If you have to pull your Rubik's Cube out of your garage with the help of some rope and a palette, there's probably a good chance it's the world's largest. That, at least, is what the British puzzle designer Tony Fisher is counting on. He's been tinkering with versions of the toy since 1980, and now he's hoping his latest creation lands him a spot in Guinness World Records, which he calls "the only book I've ever enjoyed reading."
One of his latest YouTube videos shows him pulling a beastly 5'1" version of the Hungarian puzzle onto his perennially soaked English lawn, where it looks like something the Statue of Liberty might pick up if she ever dropped her torch. At 220 pounds, its volume is 20,000 times larger than that of a standard Rubik's Cube. Indeed, the stickers alone weigh almost 29 pounds together. Watching Fisher, it's clear he has almost as hard a time moving it as solving it.

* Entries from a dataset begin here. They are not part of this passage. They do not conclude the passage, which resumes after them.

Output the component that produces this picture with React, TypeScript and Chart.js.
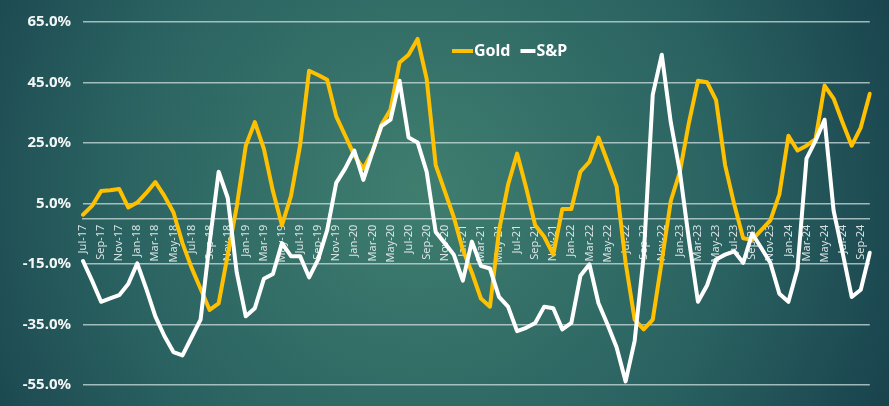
import { useEffect, useRef } from 'react';
import { Chart, registerables } from 'chart.js';

Chart.register(...registerables);

const months = [
  'Jul-17', 'Aug-17', 'Sep-17', 'Oct-17', 'Nov-17', 'Dec-17',
  'Jan-18', 'Feb-18', 'Mar-18', 'Apr-18', 'May-18', 'Jun-18', 'Jul-18', 'Aug-18', 'Sep-18', 'Oct-18', 'Nov-18', 'Dec-18',
  'Jan-19', 'Feb-19', 'Mar-19', 'Apr-19', 'May-19', 'Jun-19', 'Jul-19', 'Aug-19', 'Sep-19', 'Oct-19', 'Nov-19', 'Dec-19',
  'Jan-20', 'Feb-20', 'Mar-20', 'Apr-20', 'May-20', 'Jun-20', 'Jul-20', 'Aug-20', 'Sep-20', 'Oct-20', 'Nov-20', 'Dec-20',
  'Jan-21', 'Feb-21', 'Mar-21', 'Apr-21', 'May-21', 'Jun-21', 'Jul-21', 'Aug-21', 'Sep-21', 'Oct-21', 'Nov-21', 'Dec-21',
  'Jan-22', 'Feb-22', 'Mar-22', 'Apr-22', 'May-22', 'Jun-22', 'Jul-22', 'Aug-22', 'Sep-22', 'Oct-22', 'Nov-22', 'Dec-22',
  'Jan-23', 'Feb-23', 'Mar-23', 'Apr-23', 'May-23', 'Jun-23', 'Jul-23', 'Aug-23', 'Sep-23', 'Oct-23', 'Nov-23', 'Dec-23',
  'Jan-24', 'Feb-24', 'Mar-24', 'Apr-24', 'May-24', 'Jun-24', 'Jul-24', 'Aug-24', 'Sep-24', 'Oct-24',
];

const gold = [
  1.3, 4.2, 9.1, 9.4, 9.8, 3.7,
  5.3, 8.5, 12.1, 7.5, 2.1, -8.1, -16.2, -23.2, -30.2, -28.0, -12.0, 4.0,
  24.1, 31.9, 23.1, 9.1, -2.2, 7.5, 24.1, 48.9, 47.5, 45.9, 33.8, 27.4,
  20.9, 16.5, 22.0, 31.0, 36.0, 51.6, 54.2, 59.4, 46.2, 17.7, 9.1, 0.5,
  -10.3, -17.8, -26.4, -29.1, -4.0, 11.2, 21.5, 10.2, -2.2, -6.0, -11.9, 3.2,
  3.2, 15.5, 18.8, 26.8, 18.8, 10.7, -14.6, -33.4, -36.6, -33.4, -14.0, 5.9,
  15.5, 31.7, 45.6, 45.1, 39.2, 17.7, 4.8, -6.5, -7.0, -3.8, -0.6, 8.0,
  27.4, 22.5, 24.1, 26.3, 44.0, 39.7, 31.7, 24.1, 30.1, 41.3,
];

const sp = [
  -14.0, -20.5, -27.5, -26.4, -25.3, -21.6,
  -14.8, -23.2, -32.3, -38.8, -44.1, -45.2, -39.3, -33.4, -8.0, 15.5, 6.9, -17.8,
  -32.3, -29.6, -19.9, -18.3, -8.1, -12.4, -12.4, -19.4, -13.5, -3.8, 11.8, 16.6,
  22.5, 12.8, 22.0, 30.6, 32.7, 45.6, 26.8, 25.2, 15.5, -4.4, -8.1, -11.9,
  -20.5, -7.6, -15.6, -16.5, -25.9, -29.1, -37.2, -36.1, -34.5, -29.1, -29.6, -36.6,
  -34.5, -18.9, -15.1, -28.0, -35.0, -42.5, -53.8, -40.4, -12.4, 41.0, 54.2, 31.7,
  15.5, -7.0, -27.5, -22.1, -13.5, -11.9, -10.8, -14.6, -4.9, -9.7, -14.6, -24.8,
  -27.5, -16.7, 19.8, 25.8, 32.7, 2.6, -11.3, -25.9, -23.5, -11.3,
];

const yTicks = [-55, -35, -15, 5, 25, 45, 65];
const seriesNames = ['Gold', 'S&P'];
const seriesColors = ['#FFC000', '#FFFFFF'];

export default function App() {
  const ref = useRef<HTMLCanvasElement>(null);

  useEffect(() => {
    document.body.style.margin = '0';
    const canvas = ref.current;
    if (!canvas) return;

    const gridColor = 'rgba(205,222,222,0.75)';

    const bgPlugin = {
      id: 'bgGradient',
      beforeDraw(chart: any) {
        const { ctx, width, height } = chart;
        const g = ctx.createRadialGradient(420, 190, 0, 420, 190, 560);
        g.addColorStop(0, '#3f7e6f');
        g.addColorStop(0.55, '#2a6261');
        g.addColorStop(1, '#153c49');
        ctx.save();
        ctx.fillStyle = g;
        ctx.fillRect(0, 0, width, height);
        ctx.restore();
      },
    };

    const legendPlugin = {
      id: 'customLegend',
      afterDraw(chart: any) {
        const { ctx } = chart;
        ctx.save();
        ctx.font = 'bold 16px "Noto Sans"';
        ctx.textBaseline = 'middle';
        ctx.textAlign = 'left';
        let x = 452;
        const y = 51;
        seriesNames.forEach((name, i) => {
          ctx.strokeStyle = seriesColors[i];
          ctx.lineWidth = 4;
          ctx.beginPath();
          ctx.moveTo(x, y);
          ctx.lineTo(x + (i === 0 ? 21 : 15), y);
          ctx.stroke();
          x += i === 0 ? 22 : 16;
          ctx.fillStyle = '#FFFFFF';
          ctx.fillText(name, x, y);
          x += ctx.measureText(name).width + 10;
        });
        ctx.restore();
      },
    };

    const chart = new Chart(canvas, {
      type: 'line',
      data: {
        labels: months,
        datasets: [
          {
            label: seriesNames[0],
            data: gold,
            borderColor: seriesColors[0],
            borderWidth: 4,
            pointRadius: 0,
            tension: 0,
            borderJoinStyle: 'round',
            borderCapStyle: 'round',
            order: 2,
          },
          {
            label: seriesNames[1],
            data: sp,
            borderColor: seriesColors[1],
            borderWidth: 4,
            pointRadius: 0,
            tension: 0,
            borderJoinStyle: 'round',
            borderCapStyle: 'round',
            order: 1,
          },
        ],
      },
      options: {
        animation: false,
        responsive: false,
        maintainAspectRatio: false,
        layout: { padding: { top: 22, right: 15, bottom: 12.7, left: 0 } },
        plugins: {
          legend: { display: false },
          tooltip: { enabled: false },
          title: { display: false },
        },
        scales: {
          x: {
            position: { y: 0 } as any,
            grid: { display: false, drawTicks: false },
            border: { display: true, color: gridColor, width: 1.5 },
            ticks: {
              autoSkip: false,
              minRotation: 90,
              maxRotation: 90,
              padding: 6,
              color: 'rgba(232,238,238,0.92)',
              font: { family: 'Noto Sans', size: 11 },
              callback: (_v: any, i: number) => (i % 2 === 0 ? months[i] : ''),
            },
          },
          y: {
            min: -55,
            max: 65,
            afterBuildTicks: (axis: any) => {
              axis.ticks = yTicks.map((v) => ({ value: v }));
            },
            afterFit: (axis: any) => {
              axis.width = 83;
            },
            grid: { color: gridColor, lineWidth: 1.5, drawTicks: false },
            border: { display: false },
            ticks: {
              padding: 12,
              color: '#F4F6F6',
              font: { family: 'Noto Sans', size: 15, weight: 'bold' },
              callback: (v: any) => Number(v).toFixed(1) + '%',
            },
          },
        },
      },
      plugins: [bgPlugin, legendPlugin],
    });

    return () => chart.destroy();
  }, []);

  return <canvas ref={ref} width={889} height={406} style={{ display: 'block' }} />;
}
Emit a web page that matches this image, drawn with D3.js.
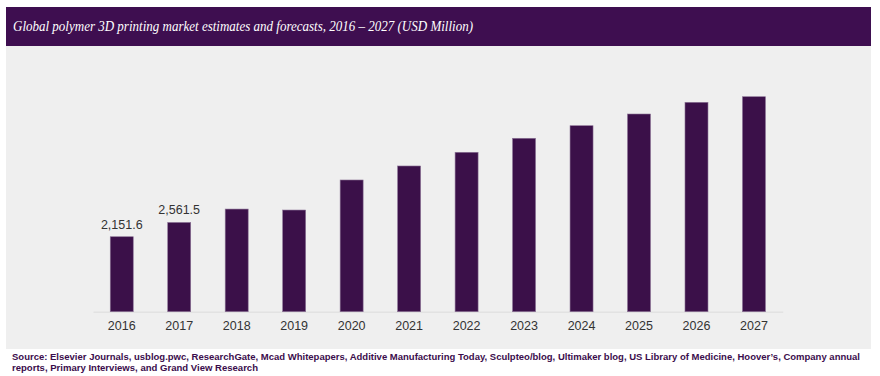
<!DOCTYPE html>
<html lang="en">
<head>
    <meta charset="UTF-8">
    <script src="https://cdn.jsdelivr.net/npm/d3@7"></script>
    <title>polymer 3D printing market</title>
    <style>
        body { margin: 0; background: #fff; }
    </style>
</head>
<body>
<svg width="880" height="376"></svg>
<script>
    // data (USD Million)
    const years = ["2016", "2017", "2018", "2019", "2020", "2021", "2022", "2023", "2024", "2025", "2026", "2027"];
    const values = [2151.6, 2561.5, 2946, 2918, 3780, 4182, 4575, 4977, 5338, 5674, 6009, 6170];
    const shownLabels = ["2,151.6", "2,561.5", "", "", "", "", "", "", "", "", "", ""];

    const titleText = "Global polymer 3D printing market estimates and forecasts, 2016 \u2013 2027 (USD Million)";
    const sourceLines = [
        "Source: Elsevier Journals, usblog.pwc, ResearchGate, Mcad Whitepapers, Additive Manufacturing Today, Sculpteo/blog, Ultimaker blog, US Library of Medicine,  Hoover\u2019s, Company annual",
        "reports, Primary Interviews, and Grand View Research"
    ];

    const purple = "#3b1049";
    const svg = d3.select("svg");

    // title bar + grey panel
    svg.append("rect").attr("x", 6).attr("y", 7).attr("width", 865).attr("height", 39)
        .attr("fill", "#3e0e50");
    svg.append("rect").attr("x", 6).attr("y", 46).attr("width", 865).attr("height", 303)
        .attr("fill", "#efefef");
    svg.append("text")
        .attr("x", 13).attr("y", 31)
        .attr("fill", "#fff")
        .attr("font-family", "'Liberation Serif', 'DejaVu Serif', serif")
        .attr("font-style", "italic")
        .attr("font-size", 15)
        .attr("textLength", 460)
        .attr("lengthAdjust", "spacingAndGlyphs")
        .text(titleText);

    const x = d3.scaleBand()
        .domain(years)
        .range([93, 782.7])
        .paddingInner(0.6)
        .paddingOuter(0.3);

    const y = d3.scaleLinear()
        .domain([0, 6500])
        .range([311.7, 311.7 - 6500 / 28.7]);

    // baseline
    const xAxis = svg.append("g").attr("transform", `translate(0, ${y(0)})`)
        .call(d3.axisBottom(x).tickSize(0).tickPadding(9));
    xAxis.select(".domain").attr("stroke", "#e2e2e2").attr("stroke-width", 1.5);
    xAxis.selectAll("text")
        .attr("font-family", "'Liberation Sans', Arial, sans-serif")
        .attr("font-size", 12.5)
        .attr("fill", "#333");

    svg.append("g").selectAll("rect")
        .data(values)
        .join("rect")
        .attr("x", (d, i) => x(years[i]))
        .attr("y", d => y(d))
        .attr("width", x.bandwidth())
        .attr("height", d => y(0) - y(d))
        .attr("fill", purple)
        .attr("stroke", "#8c7396")
        .attr("stroke-width", 0.6);

    svg.append("g").selectAll("text")
        .data(values)
        .join("text")
        .attr("x", (d, i) => x(years[i]) + x.bandwidth() / 2)
        .attr("y", d => y(d) - 8)
        .attr("text-anchor", "middle")
        .attr("font-family", "'Liberation Sans', Arial, sans-serif")
        .attr("font-size", 12.5)
        .attr("fill", "#333")
        .text((d, i) => shownLabels[i]);

    // source note
    svg.append("g").selectAll("text")
        .data(sourceLines)
        .join("text")
        .attr("x", 12)
        .attr("y", (d, i) => 360 + i * 10.5)
        .attr("fill", "#3b0d4c")
        .attr("font-family", "'Liberation Sans', Arial, sans-serif")
        .attr("font-weight", "bold")
        .attr("font-size", 9.6)
        .attr("textLength", (d, i) => i === 0 ? 848 : 246)
        .attr("lengthAdjust", "spacingAndGlyphs")
        .text(d => d);
</script>
</body>
</html>
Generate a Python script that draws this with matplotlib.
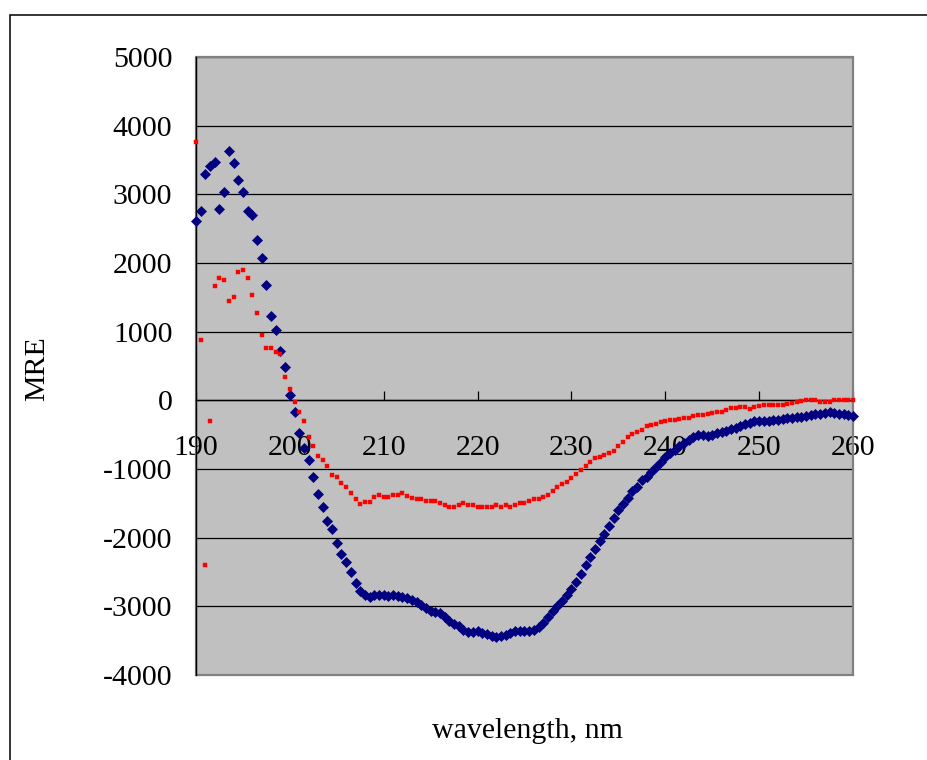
import numpy as np
import matplotlib
matplotlib.use("Agg")
import matplotlib.pyplot as plt
from matplotlib.patches import Rectangle

# Wavelength grid (nm), 0.5 nm steps
wl_start, wl_stop, wl_step = 190.0, 260.0, 0.5

# Mean residue ellipticity, sample 1 (navy diamonds)
mre_a = [
    2617, 2758, 3297, 3410, 3465, 2787, 3040, 3632, 3461, 3205,
    3040, 2758, 2695, 2332, 2079, 1681, 1230, 1026, 725, 492,
    72, -172, -478, -691, -870, -1114, -1371, -1550, -1759, -1880,
    -2074, -2239, -2356, -2501, -2657, -2778, -2841, -2865, -2840, -2835,
    -2835, -2845, -2840, -2850, -2860, -2880, -2904, -2935, -2977, -3030,
    -3070, -3085, -3098, -3160, -3220, -3260, -3293, -3340, -3380, -3370,
    -3365, -3385, -3399, -3430, -3447, -3430, -3413, -3390, -3365, -3365,
    -3365, -3360, -3350, -3300, -3243, -3160, -3074, -3000, -2920, -2840,
    -2750, -2640, -2530, -2400, -2280, -2165, -2055, -1945, -1837, -1715,
    -1594, -1505, -1424, -1320, -1264, -1160, -1110, -1040, -975, -891,
    -830, -769, -720, -665, -623, -580, -540, -510, -502, -515,
    -500, -470, -454, -440, -420, -400, -381, -350, -323, -305,
    -294, -294, -294, -290, -284, -275, -262, -255, -248, -240,
    -228, -220, -205, -196, -185, -177, -185, -196, -205, -211,
    -226,
]

# Mean residue ellipticity, sample 2 (red squares)
mre_b = [
    3758, 880, -2395, -308, 1671, 1783, 1754, 1444, 1502, 1866,
    1895, 1783, 1531, 1274, 958, 764, 764, 711, 681, 342,
    172, -26, -167, -308, -531, -672, -815, -870, -953, -1094,
    -1123, -1205, -1264, -1346, -1434, -1516, -1487, -1487, -1405, -1375,
    -1405, -1405, -1375, -1375, -1346, -1390, -1424, -1438, -1438, -1467,
    -1467, -1467, -1492, -1521, -1550, -1550, -1521, -1492, -1521, -1521,
    -1550, -1550, -1550, -1550, -1521, -1550, -1521, -1550, -1521, -1492,
    -1492, -1467, -1438, -1438, -1409, -1380, -1327, -1269, -1215, -1186,
    -1128, -1074, -1016, -950, -900, -841, -818, -790, -769, -731,
    -660, -600, -536, -490, -460, -430, -381, -360, -342, -320,
    -300, -290, -284, -270, -260, -250, -235, -220, -211, -196,
    -187, -163, -172, -138, -114, -114, -90, -99, -128, -90,
    -80, -75, -75, -75, -75, -75, -51, -41, -26, -3,
    5, 5, 5, -17, -26, -26, 0, 0, 0, 0,
    0,
]

x_ticks = [190, 200, 210, 220, 230, 240, 250, 260]
y_ticks = [-4000, -3000, -2000, -1000, 0, 1000, 2000, 3000, 4000, 5000]

wl = np.arange(wl_start, wl_stop + wl_step / 2, wl_step)

plt.rcParams["font.family"] = ["Liberation Serif", "DejaVu Serif"]

W, H = 928, 760
fig = plt.figure(figsize=(W / 100, H / 100), dpi=100)
fig.patch.set_facecolor("white")

# outer chart frame (extends past the right and bottom edges)
fig.add_artist(Rectangle((10 / W, -0.05), 1.2, 1 - 15 / H + 0.05,
                         transform=fig.transFigure, fill=False,
                         ec="black", lw=1.1))

left, right, top, bottom = 196, 853, 57, 675
ax = fig.add_axes([left / W, 1 - bottom / H, (right - left) / W, (bottom - top) / H])
ax.set_facecolor("#C0C0C0")

ax.set_xlim(190, 260)
ax.set_ylim(-4000, 5000)
ax.set_xticks(x_ticks)
ax.set_yticks(y_ticks)
ax.set_xticklabels([str(v) for v in x_ticks])
ax.set_yticklabels([str(v) for v in y_ticks])

ax.yaxis.grid(True, color="black", lw=0.9, zorder=1)
ax.set_axisbelow(True)

# plot-area border in grey
ax.add_patch(Rectangle((0, 0), 1, 1, transform=ax.transAxes, fill=False,
                       ec="#808080", lw=1.6, zorder=2, clip_on=False))
for side in ("top", "right"):
    ax.spines[side].set_visible(False)
ax.spines["left"].set_color("black")
ax.spines["left"].set_linewidth(1.0)
ax.spines["left"].set_zorder(3)
ax.spines["bottom"].set_position(("data", 0))
ax.spines["bottom"].set_color("black")
ax.spines["bottom"].set_linewidth(1.0)

ax.tick_params(axis="x", direction="in", length=6.5, width=0.9, color="black",
               pad=25, labelsize=21.5)
ax.tick_params(axis="y", length=0, pad=17, labelsize=21.5)

ax.plot(wl, mre_a, linestyle="none", marker="D", ms=5.1, mfc="#000080",
        mec="#000080", mew=0.5, zorder=4, clip_on=False)
ax.plot(wl, mre_b, linestyle="none", marker="s", ms=2.7, mfc="#FF0000",
        mec="#FF0000", mew=0.3, zorder=5, clip_on=False)

fig.text(37 / W, 1 - 369 / H, "MRE", rotation=90, ha="center", va="center",
         fontsize=21.5)
fig.text(527 / W, 1 - 731 / H, "wavelength, nm", ha="center", va="center",
         fontsize=21.5)

fig.savefig("out.png", dpi=100, facecolor="white")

Fisher thought about making the cube even larger before building it a couple of weeks ago, but a few factors held him back. For one, he wanted to be able to get the thing through the doors in his house (which must be really wide); for another, the stickers for the sides only came in 17.7-inch wide rolls.
"I also wanted the cube to be usable by one person, like the original," he says in the video, "so it couldn't be too heavy or too big."
By his own account, his chief contender for the crown is the 26-foot-tall "Groovik's Cube" at the Liberty Science Center in New Jersey, which marks the centerpiece of the museum's Beyond Rubik's Cube exhibit. It's even operational at that size, although Fisher points out that visitors can only control it remotely and that it lacks the stickers and body of a traditional Rubik's Cube.
"It's more of a skeletal structure," he says.
Fisher acknowledges the rumors of Daniel Urlings' 3.52-meter (11.5 foot)-wide cardboard cube from a few years back, but he's been unable to find any evidence to support them and Guinness reportedly doesn't list the corresponding records. (Urlings did, however, build some matchstick cubes.) The other existing contenders are decidedly smaller. There's Tomas Lindén's 3.2-foot-wide cube in Finland, he says, and there's Abe Wickham's three-foot wide cube. As for Fisher himself, the last huge Rubik's Cube he made measured just under a foot.
Should Fisher win the world record, it technically wouldn't be his first. He already made what he believes is the world's largest Pyraminx puzzle in 2013, and he followed up with a giant Tetraminx puzzle not long after. To date, he's crafted around 100 such puzzles including many of his own design, such as his Golden Cube.
Alas, Fisher says his giant Rubik's Cube broke shortly after he made his video. After he fixes it, he claims he'll show his viewers how it was made, but he's not ready to reveal that secret just yet.